Double Masque attribue au destin de Napoléon Bonaparte une dualité particulière, faite d’ombre et de lumière, recyclant le mythe du Masque de Fer dans la fureur de la Révolution et de l’Empire.
Entre La Fourmi qui règne sur les ténèbres et L’Abeille qui met au point les derniers détails de son couronnement, les deux facettes de l’Histoire, officielle et secrète mais intimement liées, s’animent grâce aux personnages qui agissent en coulisse : La Torpille, l’Écureuil et bien d’autres.
C’est un petit monde qui passe son temps à ourdir et à déjouer les complots. Ce cinquième volume (sur un total de six) organise la rencontre entre les deux masques : La Fourmi et l’Abeille, deux faces d’un même siècle.
Martin Jamar a changé sa méthode de mise en couleurs pour restituer Paris sous l’Empire naissant d’une façon minutieuse et fascinante.
Nous sommes dans l’étude de mœurs autant que dans l’évocation de la grande Histoire grâce à des anecdotes signifiantes : Les batailles de préséance dans un nouvel ordre nobiliaire imaginé par Cambacérès, le Mont de Piété alias Ma Tante, les intrigues de Fouché...

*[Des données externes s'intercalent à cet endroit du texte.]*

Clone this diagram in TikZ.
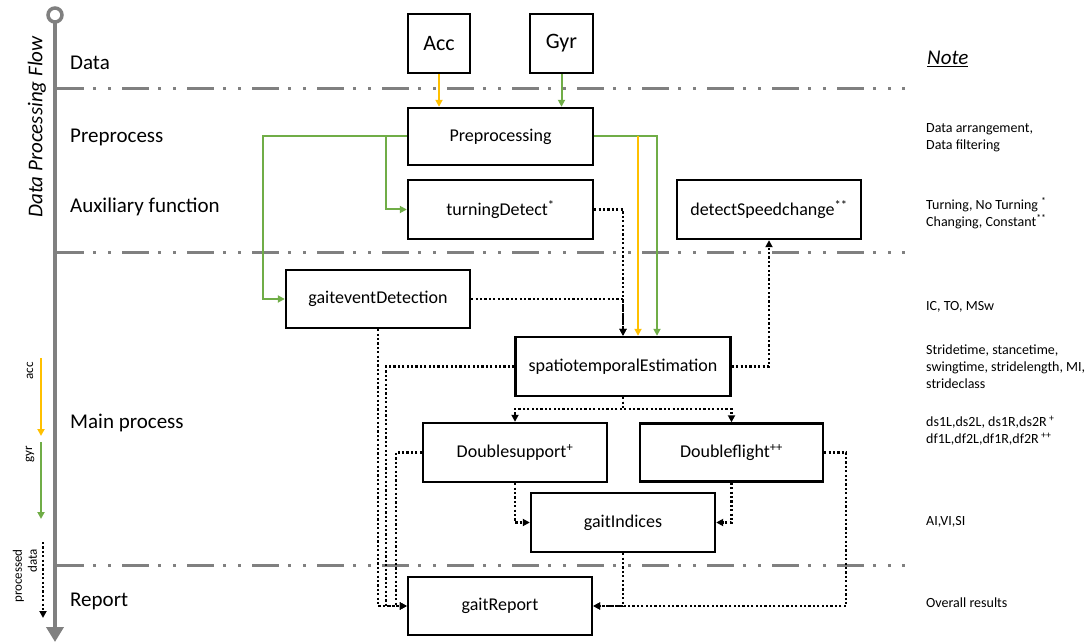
\documentclass[tikz,border=0pt]{standalone}
\usepackage{fontspec}
\setmainfont{Carlito}
\usetikzlibrary{arrows.meta,calc}
\definecolor{accor}{HTML}{FFC000}
\definecolor{gyrgr}{HTML}{70AD47}
\definecolor{axgray}{HTML}{808080}
\begin{document}
\begin{tikzpicture}[x=1pt,y=-1pt,
  box/.style={draw=black,line width=2.4pt,fill=white,inner sep=0pt,font=\fontsize{18}{21}\selectfont},
  sec/.style={anchor=west,inner sep=0pt,font=\fontsize{21}{25}\selectfont},
  note/.style={anchor=west,align=left,inner sep=0pt,font=\fontsize{14}{17}\selectfont},
  gline/.style={draw=gyrgr,line width=2pt},
  garr/.style={gline,-{Triangle[length=7pt,width=7pt]}},
  oline/.style={draw=accor,line width=2pt},
  oarr/.style={oline,-{Triangle[length=7pt,width=7pt]}},
  dline/.style={draw=black,line width=2.2pt,dash pattern=on 2.2pt off 2.2pt},
  darr/.style={dline,-{Triangle[length=7pt,width=7pt]}},
  sepline/.style={draw=axgray,line width=3pt,dash pattern=on 27pt off 9pt on 3pt off 12pt on 3pt off 11pt},
  legend/.style={rotate=90,inner sep=0pt,font=\fontsize{13}{15}\selectfont}
]
\path[use as bounding box] (0,0) rectangle (1090,644);

% separators
\draw[sepline] (57,89) -- (905,89);
\draw[sepline] (57,253) -- (905,253);
\draw[sepline] (57,565) -- (905,565);

% axis
\draw[axgray,line width=4.5pt,-{Triangle[length=15pt,width=17pt]}] (55,22) -- (55,642);
\draw[axgray,line width=3.5pt,fill=white] (55,15) circle (7pt);
\node[rotate=90,inner sep=0pt,font=\itshape\fontsize{21}{25}\selectfont] (title) at (37,127) {Data Processing Flow};

% section labels
\node[sec] (sData) at (70,63) {Data};
\node[sec] (sPre) at (70,137) {Preprocess};
\node[sec] (sAux) at (70,207) {Auxiliary function};
\node[sec] (sMain) at (70,423) {Main process};
\node[sec] (sRep) at (70,601) {Report};

% legend
\coordinate (la1) at (41,358); \coordinate (la2) at (41,436);
\coordinate (lg1) at (41,442); \coordinate (lg2) at (41,519);
\coordinate (lp1) at (43,542); \coordinate (lp2) at (43,618);
\draw[oarr] (la1) -- (la2);
\draw[garr] (lg1) -- (lg2);
\draw[darr] (lp1) -- (lp2);
\node[legend] (lacc) at (30,371) {acc};
\node[legend] (lgyr) at (30,454) {gyr};
\node[legend,align=right] (lproc) at (25,576) {processed\\data};

% boxes
\node[box,minimum width=62pt,minimum height=59pt,font=\fontsize{22}{26}\selectfont] (acc) at (439,43.5) {Acc};
\node[box,minimum width=63pt,minimum height=59pt,font=\fontsize{22}{26}\selectfont] (gyr) at (561.5,43.5) {Gyr};
\node[box,minimum width=185pt,minimum height=57pt] (pre) at (500.5,136.5) {Preprocessing};
\node[box,minimum width=185pt,minimum height=59pt] (turn) at (500.5,209.5) {turningDetect\textsuperscript{*}};
\node[box,minimum width=184pt,minimum height=59pt] (speed) at (769,209.5) {detectSpeedchange\textsuperscript{**}};
\node[box,minimum width=184pt,minimum height=58pt] (gait) at (378,299) {gaiteventDetection};
\node[box,minimum width=215pt,minimum height=59pt] (spatio) at (623,366.5) {spatiotemporalEstimation};
\node[box,minimum width=184pt,minimum height=59pt] (ds) at (515,452.5) {Doublesupport\textsuperscript{+}};
\node[box,minimum width=183pt,minimum height=58pt] (df) at (731.5,452.5) {Doubleflight\textsuperscript{++}};
\node[box,minimum width=184pt,minimum height=59pt] (gi) at (623,522.5) {gaitIndices};
\node[box,minimum width=184pt,minimum height=58pt] (rep) at (500,606) {gaitReport};

% coloured connectors
\draw[oarr] (acc.south) -- (acc.south |- pre.north);
\draw[garr] (gyr.south) -- (gyr.south |- pre.north);
\draw[garr] (pre.west) -- ++(-144,0) |- (gait.west);
\draw[garr] (pre.west) -- ++(-21,0) |- (turn.west);
\coordinate (sG) at ($(spatio.north)+(34,0)$);
\coordinate (sO) at ($(spatio.north)+(15,0)$);
\draw[garr] (pre.east) -| (sG);
\draw[oarr] (sO |- pre.east) -- (sO);

% dotted connectors
\draw[darr] (turn.east) -| (spatio.north);
\draw[darr] (gait.east) -| (spatio.north);
\draw[darr] (spatio.east) -| (speed.south);
\draw[darr] (spatio.west) -- ++(-128,0) |- (rep.west);
\draw[darr] (gait.south) |- (rep.west);
\draw[darr] (ds.west) -- ++(-26,0) |- (rep.west);
\draw[darr] (spatio.south) -- ++(0,12) -| (ds.north);
\draw[darr] (spatio.south) -- ++(0,12) -| (df.north);
\draw[darr] (ds.south) |- (gi.west);
\draw[darr] (df.south) |- (gi.east);
\draw[darr] (gi.south) |- (rep.east);
\draw[darr] (df.east) -- ++(22,0) |- (rep.east);

% notes
\node[anchor=west,inner sep=0pt,font=\itshape\fontsize{21}{25}\selectfont] (notehd) at (927,59) {\underline{Note}};
\node[note] (n1) at (926,138) {Data arrangement,\\Data filtering};
\node[note] (n2) at (926,213) {Turning, No Turning \textsuperscript{*}\\Changing, Constant\textsuperscript{**}};
\node[note] (n3) at (926,307) {IC, TO, MSw};
\node[note] (n4) at (926,367) {Stridetime, stancetime,\\swingtime, stridelength, MI,\\strideclass};
\node[note] (n5) at (926,431) {ds1L,ds2L, ds1R,ds2R\,\textsuperscript{+}\\df1L,df2L,df1R,df2R\,\textsuperscript{++}};
\node[note] (n6) at (926,522) {AI,VI,SI};
\node[note] (n7) at (926,603) {Overall results};
\end{tikzpicture}
\end{document}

Les personnages, parfaitement caractérisés, servent un dialogue émaillé de mots d’auteur marqués d’une érudition sans faille. Ce cinquième tome paraît alors que l’on ressort l’intégrale des 4 premiers tomes. Pour de vrai, du grand Dufaux !
Jessica, la fugitive
Fin de cycle pour ce spin off de Jessica Blandy. La blonde héroïne en fuite avec son fils Rafaele est cette fois acculée à affronter Razza, son éternel ennemi, qui ne cherche pas même à l’éliminer elle, directement, mais tous ceux qu’elle a connus, à effacer sa vie dans sa globalité en quelque sorte.
Elle avait pourtant trouvé un havre de paix dans une secte isolée des États-unis, isolée au point que même l’usage du téléphone, instrument du diable, y était interdit. Un lieu dont la rigueur puritaine était certes contraignante, mais qui permet de voir le temps s’écouler tranquillement tandis que son fils Rafaele y trouvait un environnement offrant des valeurs structurantes.
Mais la situation est moins idéale que cette construction intellectuelle rassurante : le chef de la communauté a accepté la présence de cette diablesse sexy parce qu’il en pince pour elle et le jeune garçon a un fond d’éducation un peu moins moral que celui de la communauté qui l’accueille. L’amour s’empare de Rafaele et avec lui, comme il a la lucidité de le rappeler, le désir et la violence qui sont les deux stigmates du destin de sa mère. Enfin, on découvre la cause réelle de la mission de Soldier Sun chargé de les éliminer et cela rend les choses encore plus compliquées...
Il est clair que Jean Dufaux est un conteur à part dans le domaine de la bande dessinée franco-belge. Il n’a pas son pareil pour bâtir des intrigues dont chacun des éléments porte sa part de force et de faiblesse : une héroïne au lourd passé encombrée d’un jeune fils, une communauté religieuse à la fois paisible et anxiogène car certains membres cherchent à éliminer la tentatrice qui a séduit le guide de la secte, des tueurs au profil singulier, glaives de Dieu ou instruments du Diable ?, qui arrivent de toute part et qui sèment la mort sur leur passage, des commanditaires aussi tortueux que mystérieux, etc.
Une fois posées les pièces du jeu, les arcs de force mis en valeur, Dufaux explore les faiblesses de chacun des protagonistes. L’histoire peut donc commencer, elle se déroule comme une mécanique fine. Mais il ajoute à cela un ingrédient stylistique quasi shakespearien en égrenant au long des pages réflexions et sentences qui, à bien des égards, suscitent la réflexion.
Le dessin de Renaud est clinique à souhait et, par sa froideur même, mène parfaitement le lecteur au fil des émotions d’un scénario envoûtant.
Dufaux compte désormais plus de 150 albums au compteur. Une œuvre à nulle autre pareille où le fantastique s’incarne dans l’humain de façon singulière.